An MSC spokesperson told The Loadstar today that it was investigating how the incident took place and was adamant that the vessel had solely been burning compliant fuel since the 1 January regulations came into affect and was now investigating why it was carrying non-compliant fuel.
“MSC is fully committed to implementing the UN IMO 2020 low-Sulphur regime and all vessels requiring compliant fuel were supplied in advance of the implementation date, including MSC Joanna.
“MSC has also made – and is still making – significant investments in the fleet with the installation of IMO-approved exhaust gas cleaning systems (EGCS).
“We are closely investigating how it came about that the traditional marine fuel for EGCS installation testing was left on board the MSC Joanna in a sealed tank during its recent UAE port calls, as EGCS installation on this vessel has been delayed several months this year. MSC Joanna has used only compliant low-Sulphur fuel since IMO 2020 came into effect,” he said.
An industry source familiar with the line’s Middle East operations said he was sure “there must have been some confusion” between the master and the port authority.
“But why the ship still had 700 tons of heavy fuel on board is something of a mystery,” he added. “I can only assume that the MSC Joanna had been earmarked to be fitted with a scrubber and that the installation had been significantly delayed, leading to the ship being pulled back into service.”
MSC was one of the biggest advocates of scrubber technology and planned to retrofit around half of its 574 ship fleet.
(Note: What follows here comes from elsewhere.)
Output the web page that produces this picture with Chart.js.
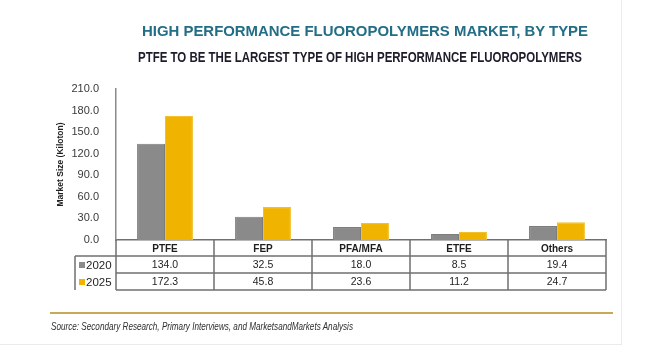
<!DOCTYPE html>
<html>
<head>
<meta charset="utf-8">
<script src="https://cdn.jsdelivr.net/npm/chart.js@4"></script>
<style>
  html, body { margin: 0; padding: 0; background: #ffffff; }
  #wrap { position: relative; width: 666px; height: 361px; overflow: hidden; font-family: "Liberation Sans", Arial, sans-serif; }
  #panel { position: absolute; left: 0; top: 0; width: 621px; height: 344px; border-right: 1px solid #ebebeb; border-bottom: 1px solid #ebebeb; }
  canvas { position: absolute; left: 0; top: 0; }
  .txt { position: absolute; white-space: nowrap; transform-origin: 0 0; line-height: 1; }
  #title { left: 142px; top: 23px; font-size: 15px; font-weight: bold; color: #236e86; }
  #subtitle { left: 138px; top: 50px; font-size: 14px; font-weight: bold; color: #1c1c2a; }
  #rule { position: absolute; left: 50px; top: 312px; width: 563px; height: 2px; background: #c9a957; }
  #source { left: 51px; top: 322px; font-size: 10px; font-style: italic; color: #2e2e2e; }
</style>
</head>
<body>
<div id="wrap">
  <div id="panel"></div>
  <canvas id="chart" width="666" height="361"></canvas>
  <div class="txt" id="title" data-w="446">HIGH PERFORMANCE FLUOROPOLYMERS MARKET, BY TYPE</div>
  <div class="txt" id="subtitle" data-w="444">PTFE TO BE THE LARGEST TYPE OF HIGH PERFORMANCE FLUOROPOLYMERS</div>
  <div id="rule"></div>
  <div class="txt" id="source" data-w="302">Source: Secondary Research, Primary Interviews, and MarketsandMarkets Analysis</div>
</div>
<script>
// Categories and values
const types = ['PTFE', 'FEP', 'PFA/MFA', 'ETFE', 'Others'];
const years = ['2020', '2025'];
const values2020 = [134.0, 32.5, 18.0, 8.5, 19.4];
const values2025 = [172.3, 45.8, 23.6, 11.2, 24.7];
const yTicks = [0, 30, 60, 90, 120, 150, 180, 210];

const colors = ['#8a8a8a', '#f0b400'];
const lineColor = '#707070';

// Squeeze the condensed headline texts to the width they have in the picture
document.querySelectorAll('.txt').forEach(function(el) {
  const target = parseFloat(el.dataset.w);
  const w = el.getBoundingClientRect().width;
  el.style.transform = 'scaleX(' + (target / w) + ')';
});

// Draws the data table under the x axis, lined up with the category scale
const dataTable = {
  id: 'dataTable',
  afterDraw(chart) {
    const ctx = chart.ctx;
    const x = chart.scales.x;
    const area = chart.chartArea;
    const colW = (area.right - area.left) / types.length;
    const rowTops = [area.bottom, area.bottom + 16, area.bottom + 33, area.bottom + 50];
    const legLeft = 75;
    const rows = [values2020, values2025];

    ctx.save();
    ctx.strokeStyle = lineColor;
    ctx.lineWidth = 1.5;
    ctx.beginPath();
    // vertical lines between columns
    for (let i = 0; i <= types.length; i++) {
      const px = area.left + i * colW;
      ctx.moveTo(px, rowTops[0]);
      ctx.lineTo(px, rowTops[3]);
    }
    // horizontal lines
    for (let r = 1; r < rowTops.length; r++) {
      ctx.moveTo(r === 1 ? legLeft : area.left, rowTops[r]);
      ctx.lineTo(area.right, rowTops[r]);
    }
    ctx.moveTo(legLeft, rowTops[1]);
    ctx.lineTo(legLeft, rowTops[3]);
    ctx.stroke();

    ctx.textAlign = 'center';
    ctx.textBaseline = 'middle';
    ctx.fillStyle = '#1e1e1e';
    // header row: category names
    ctx.font = 'bold 10px "Liberation Sans", Arial, sans-serif';
    types.forEach(function(t, i) {
      ctx.fillText(t, x.getPixelForValue(i), (rowTops[0] + rowTops[1]) / 2 + 1);
    });
    // value rows
    ctx.font = '10.5px "Liberation Sans", Arial, sans-serif';
    rows.forEach(function(vals, r) {
      const cy = (rowTops[r + 1] + rowTops[r + 2]) / 2 + 1;
      vals.forEach(function(v, i) {
        ctx.fillText(v.toFixed(1), x.getPixelForValue(i), cy);
      });
      // legend cell
      ctx.fillStyle = colors[r];
      ctx.fillRect(legLeft + 4, cy - 3.5, 6, 6);
      ctx.fillStyle = '#1e1e1e';
      ctx.textAlign = 'left';
      ctx.font = '11.5px "Liberation Sans", Arial, sans-serif';
      ctx.fillText(years[r], legLeft + 11, cy);
      ctx.textAlign = 'center';
      ctx.font = '10.5px "Liberation Sans", Arial, sans-serif';
    });
    ctx.restore();
  }
};

new Chart(document.getElementById('chart').getContext('2d'), {
  type: 'bar',
  data: {
    labels: types,
    datasets: [{
      label: years[0],
      data: values2020,
      backgroundColor: colors[0],
      borderColor: '#7c7c7c',
      borderWidth: 1
    }, {
      label: years[1],
      data: values2025,
      backgroundColor: colors[1],
      borderColor: '#f3c030',
      borderWidth: 1
    }]
  },
  options: {
    responsive: false,
    devicePixelRatio: 1,
    animation: false,
    categoryPercentage: 0.57,
    barPercentage: 1.0,
    layout: {
      padding: { left: 56, right: 60, top: 89, bottom: 113 }
    },
    scales: {
      x: {
        ticks: { display: false },
        grid: { display: false },
        border: { display: true, color: lineColor, width: 1.5 }
      },
      y: {
        min: 0,
        max: 210,
        afterBuildTicks: function(scale) {
          scale.ticks = yTicks.map(function(v) { return { value: v }; });
        },
        afterFit: function(scale) {
          scale.width = 60;
        },
        ticks: {
          padding: 9,
          color: '#3a3a3a',
          font: { size: 11, family: '"Liberation Sans", Arial, sans-serif' },
          callback: function(value) {
            return value.toFixed(1);
          }
        },
        grid: { display: false },
        border: { display: true, color: '#8a8a8a', width: 1.5 },
        title: {
          display: true,
          text: 'Market Size (Kiloton)',
          color: '#222',
          padding: 0,
          font: { size: 8.5, weight: 'bold', family: '"Liberation Sans", Arial, sans-serif' }
        }
      }
    },
    plugins: {
      legend: { display: false },
      tooltip: { enabled: false }
    }
  },
  plugins: [dataTable]
});
</script>
</body>
</html>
However, the original estimates by yards for installation of six-to-eight weeks has proved widely over-optimistic, with the carrier suffering extended idle times – in the case of its 19,437 teu MSC Erica, this is now 175 days.
Moreover, since the pro-scrubber carriers with the biggest commitment to the technology, such as MSC and Evergreen, embarked on their strategy, the advantages have virtually disappeared.
Notwithstanding the unbudgeted delays at the yards, when scrubber orders were placed the difference between the price of compliant fuel and HFO stood at $200 a ton at least, meaning that the circa-$10m investment could be repaid in as little as 18 months for an ULCV trading between Asia and Europe.
However, due to the collapse of oil prices, the gap has narrowed to around $50 per ton.
Furthermore, many ports around the world have banned the discharge of scrubber wash water in their territorial waters, resulting in ships having to bunker one of its tanks with compliant fuel and engage in a complicated switch to low-sulphur fuel before entering the ports’ jurisdiction.